The trip was pleasant, but yet another reminder that I've fallen so far since 1991, and haven't found my way back. Just like the reminder from the fellow at church.  I've made something of a pledge to myself to go regular to that church and its social/discipleship offerings.  My sister and her husband have a huge house and a pretty well-ordered life and a decent friendship between them.  I enjoyed their company.  Food on the trip was not a big problem.  I did drink lots of beer.  I did feel somewhat veggie-less, but some chinese food (which made me at least 4 meals from leftovers) and a salad at a dinner with my cousins provided plenty.  I did a day on a rented bike and a day on foot.  Otherwise not terribly active.

Sunday I did an OA meeting.  I've not really gone walking after since my walking partner stopped coming.  I haven't done any real walking/biking since getting home.  Today did a few laps around GF9 and Crutchfield buildings.  Tomorrow would be a good bike day.  An enterprising person would set up the car carrier for my bike and take it with me to meeting for a ride in or around C-ville.  I do plan to go to meeting.

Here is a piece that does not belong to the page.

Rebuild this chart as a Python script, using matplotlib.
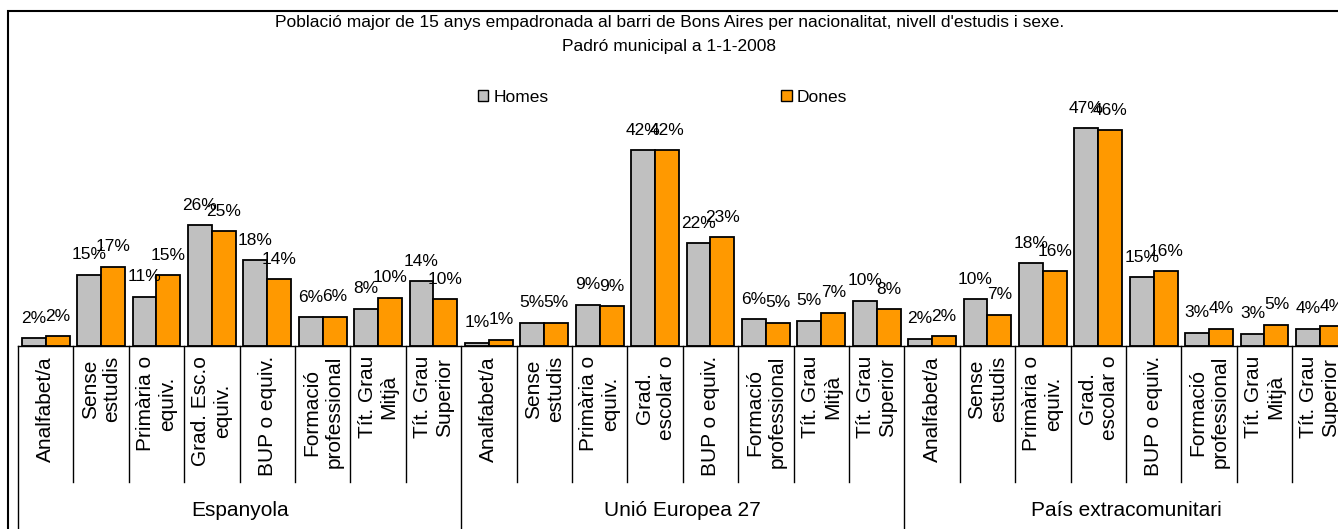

Food today -- Cabbage this morning, with this and that.  I had some sandwiches at intervals during the day -- cheese and seafood salad.  Donna cooked pork chops, sweet potato fries, and steamed cauliflower and carrots with some salad dressing.  I enjoyed that.  Last night I made something kinda like borscht.  I had 4 small beets that I roasted, peeled, and julienned which went into what started as onion soup -- with a leftover steak, two onions sliced fine, some celery/carrots/fennel/mushrooms/cabbage, and I guess that's about it.  Finished it off with a couple tbsp of cream cheese -- add a bit of richness to the broth.  I have a bowl I could heat up right now.  I started writing to keep me from staring in the refrigerator.  That or some table grapes for a nightcap.  Perhaps, though, it's late for a nightcap.  I should try to fast after 9 PM.  The soup would be a good breakfast.